The Rural We: Lisa Lansing Simont
Lisa Lansing Simont is one of those people whose careers you look at and say “whoa.” Following graduation at Mount Holyoke, she was a reporter at the Berkshire Eagle, after which she moved to Washington, D.C. There she took a position at the Congressional Quarterly, then worked for Pierre Salinger. She lived in Paris for a year and a half (where she took a course at Cordon Bleu), and earned an MBA from Boston University. There’s more: she worked at Action for Childrens’ Television, then as Joan Kennedy’s press secretary, and she held several museum jobs.

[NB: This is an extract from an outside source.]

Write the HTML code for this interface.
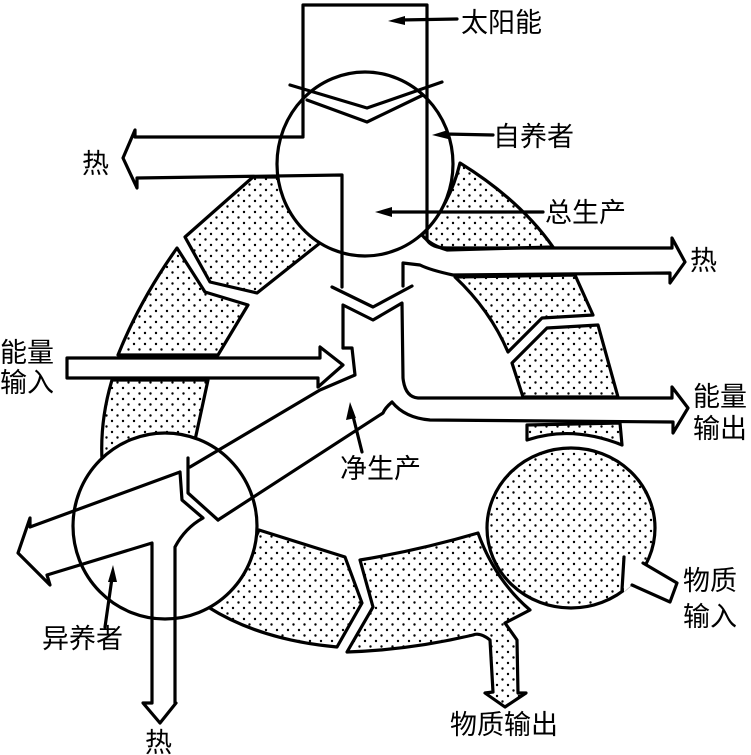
<!DOCTYPE html>
<html><head><meta charset="utf-8"><style>
html,body{margin:0;padding:0;background:#fff;}
svg{display:block;}
text{font-family:"Liberation Sans","Noto Sans CJK SC","WenQuanYi Zen Hei",sans-serif;fill:#000;}
</style></head><body>
<svg width="751" height="755" viewBox="0 0 751 755" xmlns="http://www.w3.org/2000/svg">
<defs>
<pattern id="dots" width="11" height="11" patternUnits="userSpaceOnUse">
<rect width="11" height="11" fill="#fff"/>
<circle cx="2" cy="3" r="1.2" fill="#000"/>
<circle cx="7.5" cy="8.5" r="1.2" fill="#000"/>
</pattern>
</defs>
<g stroke="#000" stroke-width="3.2" fill="none" stroke-linejoin="round" stroke-linecap="round">
<!-- stippled segments -->
<path fill="url(#dots)" d="M253,177 L185,237 L210,282 L257,293 L320,243 Q290,215 280,177 Z"/>
<path fill="url(#dots)" d="M177,248 Q140,300 118,355 L218,355 L248,305 L205,292 Z"/>
<path fill="url(#dots)" d="M112,380 Q100,420 102,460 Q140,435 195,440 L208,380 Z"/>
<path fill="url(#dots)" d="M460,163 Q520,200 553,247 L447,250 Q430,245 422,235 Q450,205 460,163 Z"/>
<path fill="url(#dots)" d="M455,277 Q490,310 508,352 L542,318 L593,315 L575,275 Z"/>
<path fill="url(#dots)" d="M512,363 L547,328 L598,325 L618,397 L523,397 Z"/>
<path fill="url(#dots)" d="M527,425 L620,423 L622,445 Q572,425 527,440 Z"/>
<path fill="url(#dots)" d="M259,530 L345,557 L362,603 L337,647 Q260,640 208,607 Q240,575 259,530 Z"/>
<path fill="url(#dots)" d="M360,560 Q420,550 478,533 Q495,580 530,610 L505,623 L517,640 L518,693 L526,693 L505,707 L485,693 L493,692 L490,640 Q480,632 473,635 Q410,650 347,652 L373,607 Z"/>
<ellipse fill="url(#dots)" cx="571" cy="528" rx="84" ry="80"/>
<!-- material input stub -->
<path fill="#fff" d="M623,558 L630,560 L643,563 L677,583 L670,602 L632,585 L624,592 Z" stroke="none"/>
<path d="M624,557 L622,590 M643,563 L677,583 L670,602 L632,585"/>
<!-- autotroph circle -->
<ellipse fill="#fff" cx="365" cy="164" rx="88" ry="92"/>
<!-- heterotroph circle -->
<ellipse fill="#fff" cx="165" cy="526" rx="92" ry="93"/>
<!-- sun box -->
<path d="M303,136 L303,5 L427,5 L427,240"/>
<path d="M290,85 L367,108 L442,82"/>
<path d="M307,100 L367,122 L423,95"/>
<!-- left heat arrow -->
<path d="M303,137 L135,137 L135,130 L123,158 L137,188 L137,178 L342,175 L342,287"/>
<!-- right heat arrow -->
<path d="M427,240 Q432,248 447,248 L672,248 L672,238 L685,262 L670,283 L670,273 L453,275 Q430,270 420,265 L403,263 L403,286"/>
<!-- chevrons in stem -->
<path d="M332,287 L373,307 L412,286"/>
<path d="M343,348 L343,305 L373,320 L402,303 L403,378 Q405,397 418,398 L672,398 L672,387 L688,408 L673,433 L673,422 L430,420 Q405,418 392,402 Q385,408 383,413 L218,520"/>
<path d="M343,348 L352,348 L355,375 L320,390 L190,467"/>
<!-- energy input -->
<path d="M320,358 L67,358 L67,378 L318,378 L318,387 L343,365 L320,347 Z" fill="#fff"/>
<path d="M188,458 L188,493 L218,520"/>
<path d="M180,472 L30,527 L30,518 L18,553 L50,585 L47,575 L152,543 L152,703 L143,703 L160,723 L176,703 L175,703 L175,547 Q185,528 203,518 L182,500 L180,472"/>
<!-- leaders -->
<path d="M400,20 L457,19 M445,134 L493,135 M387,212 L543,212 M352,412 L362,452 M112,578 L105,627"/>
</g>
<g fill="#000">
<polygon points="388,21 405,16 405,25"/>
<polygon points="432,135 448,130 448,139"/>
<polygon points="375,212 392,207 392,217"/>
<polygon points="350,402 346,420 356,418"/>
<polygon points="113,565 108,582 117,582"/>
</g>
<text x="461" y="32" font-size="27">太阳能</text>
<text x="493" y="146" font-size="27">自养者</text>
<text x="545" y="222" font-size="27">总生产</text>
<text x="82" y="173" font-size="27">热</text>
<text x="690" y="270" font-size="27">热</text>
<text x="0" y="362" font-size="27">能量</text>
<text x="0" y="392" font-size="27">输入</text>
<text x="693" y="406" font-size="27">能量</text>
<text x="693" y="438" font-size="27">输出</text>
<text x="340" y="478" font-size="27">净生产</text>
<text x="683" y="590" font-size="27">物质</text>
<text x="683" y="626" font-size="27">输入</text>
<text x="42" y="648" font-size="27">异养者</text>
<text x="145" y="752" font-size="27">热</text>
<text x="450" y="734" font-size="27">物质输出</text>
</svg>
</body></html>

But for our purposes, we asked her to tell us about her connection to Connecticut. Spoiler alert: She’s a force in Cornwall.
I came to Cornwall as a baby during the war, when my mother moved in with my grandmother since my dad was in the service. From about age 7-13 I came here to be with my grandmother every summer from our home in Providence. After that we moved to Southport, Conn., and I started sailing on the Sound, so we stopped coming. I didn’t come back until I was an adult. By then my mother had moved into my grandmother’s house. I was able to pick up my childhood friendships — we’re still around!
Really settling in Cornwall didn’t happen until 1989, after my first marriage broke up, when I came to help my parents after the devastating 1989 tornado. I had been commuting from Boston, and encountered an old friend here, Mark D. Simont. We fell in love, got married, and have been here 27 years.
I retired in 2007, and had free time to serve on nonprofit boards. One of the first ones I joined was a regional board, the NW Connecticut Arts Council. The arts are just booming, even though everything else seems to be struggling. Look at what’s happening in Torrington: the arts have moved into the empty buildings. Five Points Gallery is an absolutely terrific place, and the Warner Theatre has exploded for the whole region.
I’m on the board of the Cornwall Chronicle because of my background as a reporter. I was elected to the town’s board of finance and Cornwall Historical Society. I have a pitch to people who want to move here: The benefit of joining a nonprofit board is more than doing something for your town; it’s doing something for you, too. You can learn how to run an organization, develop a budget, do publicity. Being part of a place is joining, helping out, giving back. You have a responsibility to be part of the community. And I’ve found that the happier people are the ones who get involved.